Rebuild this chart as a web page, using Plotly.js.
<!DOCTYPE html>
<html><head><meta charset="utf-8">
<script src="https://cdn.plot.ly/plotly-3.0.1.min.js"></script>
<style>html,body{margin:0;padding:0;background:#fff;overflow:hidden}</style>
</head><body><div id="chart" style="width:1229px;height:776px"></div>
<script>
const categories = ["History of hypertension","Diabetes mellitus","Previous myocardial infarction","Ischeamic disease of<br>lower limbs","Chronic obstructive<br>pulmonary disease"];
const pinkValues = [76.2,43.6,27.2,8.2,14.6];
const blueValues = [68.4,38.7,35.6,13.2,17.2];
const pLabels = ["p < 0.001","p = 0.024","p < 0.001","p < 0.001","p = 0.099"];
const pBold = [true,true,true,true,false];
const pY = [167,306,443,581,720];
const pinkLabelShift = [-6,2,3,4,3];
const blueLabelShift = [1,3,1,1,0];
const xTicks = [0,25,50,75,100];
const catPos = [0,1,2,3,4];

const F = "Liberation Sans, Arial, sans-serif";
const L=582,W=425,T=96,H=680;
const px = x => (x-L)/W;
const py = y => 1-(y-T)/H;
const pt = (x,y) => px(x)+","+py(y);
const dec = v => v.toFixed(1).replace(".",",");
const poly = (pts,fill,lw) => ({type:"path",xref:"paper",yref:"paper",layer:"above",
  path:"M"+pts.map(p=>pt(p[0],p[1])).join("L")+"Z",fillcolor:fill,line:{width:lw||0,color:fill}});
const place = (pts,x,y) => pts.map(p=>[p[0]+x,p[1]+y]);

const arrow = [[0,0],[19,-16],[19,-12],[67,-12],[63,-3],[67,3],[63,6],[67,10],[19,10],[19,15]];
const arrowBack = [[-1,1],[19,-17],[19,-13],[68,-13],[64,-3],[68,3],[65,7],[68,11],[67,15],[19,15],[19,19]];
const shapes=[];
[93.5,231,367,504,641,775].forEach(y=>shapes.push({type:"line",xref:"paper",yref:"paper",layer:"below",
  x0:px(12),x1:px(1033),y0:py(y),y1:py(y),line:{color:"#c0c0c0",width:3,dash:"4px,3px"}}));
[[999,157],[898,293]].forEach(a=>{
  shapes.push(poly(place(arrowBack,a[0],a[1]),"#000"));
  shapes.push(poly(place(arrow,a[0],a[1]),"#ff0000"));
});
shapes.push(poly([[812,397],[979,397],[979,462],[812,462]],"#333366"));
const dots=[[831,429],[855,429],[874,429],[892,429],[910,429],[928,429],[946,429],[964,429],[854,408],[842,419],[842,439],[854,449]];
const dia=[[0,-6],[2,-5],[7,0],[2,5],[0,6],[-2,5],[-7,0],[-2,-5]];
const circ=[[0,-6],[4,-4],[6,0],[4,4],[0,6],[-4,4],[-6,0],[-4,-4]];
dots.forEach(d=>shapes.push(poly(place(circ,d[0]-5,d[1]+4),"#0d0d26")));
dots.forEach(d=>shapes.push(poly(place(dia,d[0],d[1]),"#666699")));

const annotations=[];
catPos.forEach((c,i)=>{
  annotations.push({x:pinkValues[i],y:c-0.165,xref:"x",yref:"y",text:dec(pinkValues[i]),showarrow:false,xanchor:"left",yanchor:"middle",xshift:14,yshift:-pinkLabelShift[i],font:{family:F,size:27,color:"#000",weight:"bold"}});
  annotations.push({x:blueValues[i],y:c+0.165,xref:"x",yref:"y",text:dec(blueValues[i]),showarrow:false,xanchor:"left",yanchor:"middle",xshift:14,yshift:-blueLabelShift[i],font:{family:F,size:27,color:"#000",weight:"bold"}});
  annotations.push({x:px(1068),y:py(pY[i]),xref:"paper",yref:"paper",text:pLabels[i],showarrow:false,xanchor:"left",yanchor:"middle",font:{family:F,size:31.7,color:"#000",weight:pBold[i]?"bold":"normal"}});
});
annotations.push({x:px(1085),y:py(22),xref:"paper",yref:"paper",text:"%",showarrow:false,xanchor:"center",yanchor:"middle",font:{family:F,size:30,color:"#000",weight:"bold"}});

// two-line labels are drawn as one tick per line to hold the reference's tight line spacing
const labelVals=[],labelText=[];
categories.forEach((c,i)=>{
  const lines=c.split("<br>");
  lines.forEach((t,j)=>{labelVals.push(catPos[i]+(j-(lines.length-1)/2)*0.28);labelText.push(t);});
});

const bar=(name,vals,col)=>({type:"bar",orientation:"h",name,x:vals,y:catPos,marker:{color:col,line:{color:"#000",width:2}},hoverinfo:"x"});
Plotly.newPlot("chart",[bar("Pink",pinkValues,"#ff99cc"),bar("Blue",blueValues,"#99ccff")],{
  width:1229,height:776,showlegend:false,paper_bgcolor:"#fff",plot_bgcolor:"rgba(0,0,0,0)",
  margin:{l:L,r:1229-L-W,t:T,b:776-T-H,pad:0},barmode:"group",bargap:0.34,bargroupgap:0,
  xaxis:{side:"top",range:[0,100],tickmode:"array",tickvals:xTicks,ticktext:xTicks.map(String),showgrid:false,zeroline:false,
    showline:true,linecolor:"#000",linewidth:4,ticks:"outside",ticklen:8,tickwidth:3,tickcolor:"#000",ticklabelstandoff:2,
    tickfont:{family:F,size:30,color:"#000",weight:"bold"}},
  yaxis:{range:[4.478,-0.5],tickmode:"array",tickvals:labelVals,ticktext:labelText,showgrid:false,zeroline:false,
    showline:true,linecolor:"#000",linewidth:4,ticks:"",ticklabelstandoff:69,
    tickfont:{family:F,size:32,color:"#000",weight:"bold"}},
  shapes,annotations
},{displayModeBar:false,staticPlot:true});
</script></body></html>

## WRITTEN EXERCISE
Each line of the material should be duplicated exactly, please.

## WORKED SOLUTION
Rebuild this chart as a web page, using Plotly.js.
<!DOCTYPE html>
<html><head><meta charset="utf-8">
<script src="https://cdn.plot.ly/plotly-3.0.1.min.js"></script>
<style>html,body{margin:0;padding:0;background:#fff;overflow:hidden}</style>
</head><body><div id="chart" style="width:1229px;height:776px"></div>
<script>
const categories = ["History of hypertension","Diabetes mellitus","Previous myocardial infarction","Ischeamic disease of<br>lower limbs","Chronic obstructive<br>pulmonary disease"];
const pinkValues = [76.2,43.6,27.2,8.2,14.6];
const blueValues = [68.4,38.7,35.6,13.2,17.2];
const pLabels = ["p < 0.001","p = 0.024","p < 0.001","p < 0.001","p = 0.099"];
const pBold = [true,true,true,true,false];
const pY = [167,306,443,581,720];
const pinkLabelShift = [-6,2,3,4,3];
const blueLabelShift = [1,3,1,1,0];
const xTicks = [0,25,50,75,100];
const catPos = [0,1,2,3,4];

const F = "Liberation Sans, Arial, sans-serif";
const L=582,W=425,T=96,H=680;
const px = x => (x-L)/W;
const py = y => 1-(y-T)/H;
const pt = (x,y) => px(x)+","+py(y);
const dec = v => v.toFixed(1).replace(".",",");
const poly = (pts,fill,lw) => ({type:"path",xref:"paper",yref:"paper",layer:"above",
  path:"M"+pts.map(p=>pt(p[0],p[1])).join("L")+"Z",fillcolor:fill,line:{width:lw||0,color:fill}});
const place = (pts,x,y) => pts.map(p=>[p[0]+x,p[1]+y]);

const arrow = [[0,0],[19,-16],[19,-12],[67,-12],[63,-3],[67,3],[63,6],[67,10],[19,10],[19,15]];
const arrowBack = [[-1,1],[19,-17],[19,-13],[68,-13],[64,-3],[68,3],[65,7],[68,11],[67,15],[19,15],[19,19]];
const shapes=[];
[93.5,231,367,504,641,775].forEach(y=>shapes.push({type:"line",xref:"paper",yref:"paper",layer:"below",
  x0:px(12),x1:px(1033),y0:py(y),y1:py(y),line:{color:"#c0c0c0",width:3,dash:"4px,3px"}}));
[[999,157],[898,293]].forEach(a=>{
  shapes.push(poly(place(arrowBack,a[0],a[1]),"#000"));
  shapes.push(poly(place(arrow,a[0],a[1]),"#ff0000"));
});
shapes.push(poly([[812,397],[979,397],[979,462],[812,462]],"#333366"));
const dots=[[831,429],[855,429],[874,429],[892,429],[910,429],[928,429],[946,429],[964,429],[854,408],[842,419],[842,439],[854,449]];
const dia=[[0,-6],[2,-5],[7,0],[2,5],[0,6],[-2,5],[-7,0],[-2,-5]];
const circ=[[0,-6],[4,-4],[6,0],[4,4],[0,6],[-4,4],[-6,0],[-4,-4]];
dots.forEach(d=>shapes.push(poly(place(circ,d[0]-5,d[1]+4),"#0d0d26")));
dots.forEach(d=>shapes.push(poly(place(dia,d[0],d[1]),"#666699")));

const annotations=[];
catPos.forEach((c,i)=>{
  annotations.push({x:pinkValues[i],y:c-0.165,xref:"x",yref:"y",text:dec(pinkValues[i]),showarrow:false,xanchor:"left",yanchor:"middle",xshift:14,yshift:-pinkLabelShift[i],font:{family:F,size:27,color:"#000",weight:"bold"}});
  annotations.push({x:blueValues[i],y:c+0.165,xref:"x",yref:"y",text:dec(blueValues[i]),showarrow:false,xanchor:"left",yanchor:"middle",xshift:14,yshift:-blueLabelShift[i],font:{family:F,size:27,color:"#000",weight:"bold"}});
  annotations.push({x:px(1068),y:py(pY[i]),xref:"paper",yref:"paper",text:pLabels[i],showarrow:false,xanchor:"left",yanchor:"middle",font:{family:F,size:31.7,color:"#000",weight:pBold[i]?"bold":"normal"}});
});
annotations.push({x:px(1085),y:py(22),xref:"paper",yref:"paper",text:"%",showarrow:false,xanchor:"center",yanchor:"middle",font:{family:F,size:30,color:"#000",weight:"bold"}});

// two-line labels are drawn as one tick per line to hold the reference's tight line spacing
const labelVals=[],labelText=[];
categories.forEach((c,i)=>{
  const lines=c.split("<br>");
  lines.forEach((t,j)=>{labelVals.push(catPos[i]+(j-(lines.length-1)/2)*0.28);labelText.push(t);});
});

const bar=(name,vals,col)=>({type:"bar",orientation:"h",name,x:vals,y:catPos,marker:{color:col,line:{color:"#000",width:2}},hoverinfo:"x"});
Plotly.newPlot("chart",[bar("Pink",pinkValues,"#ff99cc"),bar("Blue",blueValues,"#99ccff")],{
  width:1229,height:776,showlegend:false,paper_bgcolor:"#fff",plot_bgcolor:"rgba(0,0,0,0)",
  margin:{l:L,r:1229-L-W,t:T,b:776-T-H,pad:0},barmode:"group",bargap:0.34,bargroupgap:0,
  xaxis:{side:"top",range:[0,100],tickmode:"array",tickvals:xTicks,ticktext:xTicks.map(String),showgrid:false,zeroline:false,
    showline:true,linecolor:"#000",linewidth:4,ticks:"outside",ticklen:8,tickwidth:3,tickcolor:"#000",ticklabelstandoff:2,
    tickfont:{family:F,size:30,color:"#000",weight:"bold"}},
  yaxis:{range:[4.478,-0.5],tickmode:"array",tickvals:labelVals,ticktext:labelText,showgrid:false,zeroline:false,
    showline:true,linecolor:"#000",linewidth:4,ticks:"",ticklabelstandoff:69,
    tickfont:{family:F,size:32,color:"#000",weight:"bold"}},
  shapes,annotations
},{displayModeBar:false,staticPlot:true});
</script></body></html>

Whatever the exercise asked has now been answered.